Lipids and vascular disease
You may have heard in mainstream media about the paper published by the Emerging Risk Factors Collaboration in JAMA, but the findings of this large analysis (68 studies, ~300,000 subjects) extend considerably beyond not having to fast for cholesterol testing. Triglyceride levels shed no light on vascular risk beyond that provided by HDL and total cholesterol, and the current focus on LDL cholesterol appears misplaced, with any change from non-HDL to HDL cholesterol being beneficial. Lastly, lipid levels far less strongly linked with stroke than with cardiovascular disease, which, given that statins reduce both events about equally, reminds us how much remains unknown about the mechanisms involved.
Preventing diabetes
Although the economic rewards of preventing type 2 diabetes are potentially enormous, trials suggest that only sustained and intensive lifestyle interventions have any degree of success. The 10-year extension of the Diabetes Prevention Program, published in the Lancet, is not about to change all that – not least because the trial’s lifestyle intervention was offered to all groups in the extension following its earlier success. As an accompanying Comment says, although the results suggest that metformin may help delay the onset of diabetes, or possibly mask it, difficult questions about its effects and cost effectiveness remain.
Treating renal artery stenosis
Stenosis of the renal artery is linked with hypertension and chronic kidney disease, and the condition carries a high mortality. Treatment usually centres on correcting the stenosis, either surgically or more recently by an endovascular approach. The results of an RCT in the NEJM, which assigned 800 patients to either revascularization and medical therapy or medical therapy alone, should make us think again. Revascularization carried high risks, including two deaths and three amputations, but conferred no benefit in terms of renal function, blood pressure, major cardiovascular events or death.

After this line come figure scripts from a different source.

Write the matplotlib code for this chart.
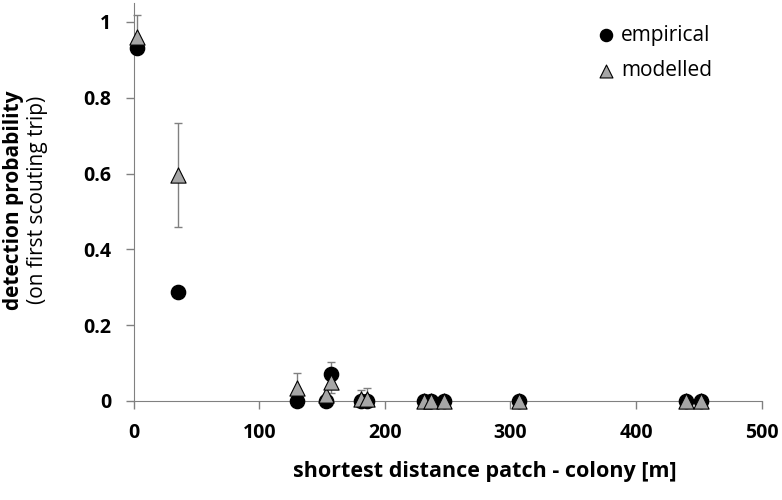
import matplotlib
matplotlib.use('Agg')
import matplotlib.pyplot as plt

plt.rcParams['font.family'] = ['Open Sans', 'DejaVu Sans']

# empirical
emp_x = [3, 35, 130, 153, 157, 181, 186, 231, 237, 247, 307, 440, 452]
emp_y = [0.93, 0.288, 0.0, 0.0, 0.071, 0.0, 0.0, 0.0, 0.0, 0.0, 0.0, 0.0, 0.0]

# modelled (with lower / upper error)
mod_x = [3, 35, 130, 153, 157, 181, 186, 231, 237, 247, 307, 440, 452]
mod_y = [0.96, 0.595, 0.033, 0.015, 0.05, 0.004, 0.006, 0.0, 0.0, 0.0, 0.0, 0.0, 0.0]
mod_lo = [0.03, 0.137, 0.033, 0.0, 0.03, 0.004, 0.006, 0.0, 0.0, 0.0, 0.0, 0.0, 0.0]
mod_hi = [0.058, 0.138, 0.041, 0.0, 0.052, 0.024, 0.027, 0.0, 0.0, 0.0, 0.0, 0.0, 0.0]

fig = plt.figure(figsize=(7.82, 5.0), dpi=100)
ax = fig.add_axes([0.171, 0.198, 0.803, 0.796])

ax.errorbar(mod_x, mod_y, yerr=[mod_lo, mod_hi], fmt='none', ecolor='#808080',
            elinewidth=1, capsize=3, capthick=1, zorder=2, clip_on=False)
ax.scatter(emp_x, emp_y, s=105, c='black', marker='o', zorder=3,
           label='empirical', clip_on=False)
ax.scatter(mod_x, mod_y, s=120, c='#a6a6a6', marker='^', edgecolors='black',
           linewidths=0.8, zorder=4, label='modelled', clip_on=False)

ax.set_xlim(0, 500)
ax.set_ylim(0, 1.05)
ax.set_xticks([0, 100, 200, 300, 400, 500])
ax.set_yticks([0, 0.2, 0.4, 0.6, 0.8, 1.0])
ax.set_yticklabels(['0', '0.2', '0.4', '0.6', '0.8', '1'])

for s in ['top', 'right']:
    ax.spines[s].set_visible(False)
for s in ['left', 'bottom']:
    ax.spines[s].set_color('#808080')
    ax.spines[s].set_zorder(1)
ax.tick_params(axis='both', colors='#808080', labelcolor='black', labelsize=14,
               length=6, width=1, pad=10)
for lbl in ax.get_xticklabels() + ax.get_yticklabels():
    lbl.set_fontweight('bold')

fig.text(0.62, 0.058, 'shortest distance patch - colony [m]', fontsize=15.5,
         fontweight='bold', ha='center', va='center')
fig.text(0.004, 0.6, 'detection probability', rotation=90, fontsize=15,
         fontweight='bold', ha='left', va='center')
fig.text(0.035, 0.6, '(on first scouting trip)', rotation=90, fontsize=15,
         ha='left', va='center')

ax.legend(loc='upper right', bbox_to_anchor=(0.944, 0.982), frameon=False,
          fontsize=15, handletextpad=0.1, labelspacing=0.7, borderpad=0.2,
          handlelength=1.2, markerscale=0.85)

fig.savefig('out.png', dpi=100)
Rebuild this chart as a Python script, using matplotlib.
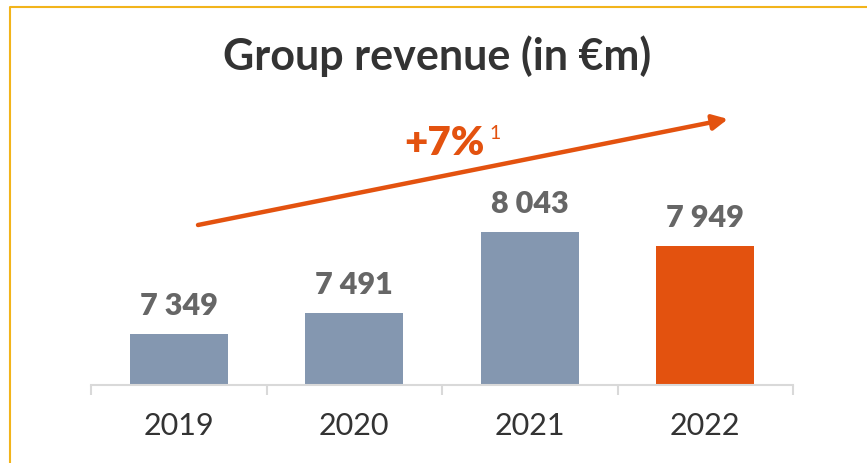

Pain after treatment for breast cancer
Dr Lydgate has a friend who complains of hypersensitivity and unpleasant distorted sensation in her arm following a recent mastectomy. So he was interested to learn, from a large survey in JAMA, that pain and sensory disturbance is a common, if underappreciated, problem. At 2–3 years after breast cancer treatment, 47% of ~4000 Danish women reported pain in the breast area, axilla or arm. It’s partly related to surgical technique and risk of nerve damage: axillary lymph node dissection increased the likelihood of pain compared with sentinel lymph node biopsy. Other factors associated with chronic pain included younger age and adjuvant radiotherapy.
Treating non-obese type 2 diabetics
Little is known about the optimum treatment for type 2 diabetes in non-obese patients (BMI <27). A trial in the BMJ randomised 102 such patients to insulin plus either metformin or repaglinide, and followed them for 12 months. Although there was no difference in the primary outcome of glycated haemoglobin levels, or in adverse events, the secondary outcome of weight gain was significantly lower in the metformin group (4.73 vs 2.2 kg), which seems worthwhile. Puzzlingly, the authors say they omitted an insulin-only group because of the known superiority of insulin plus oral hypoglycaemic agents in the obese. Wasn’t the point of the study that the non-obese may be different?
Moving the goalposts in clinical trials
One way in which investigators can maximize the chances of getting positive trial results is to measure a large number of outcomes. When the data are collected and the analysis complete, they write a paper emphasizing the outcomes that turned out positive and significant, while forgetting to mention the disappointingly negative results. The NEJM contains an analysis of 20 trials of gabapentin, comparing study protocols and the manufacturers' internal research reports with the published reports of study findings. Only nine were published as full-length research articles, and in five the outcome specified in the published report differed from that originally described in the protocol.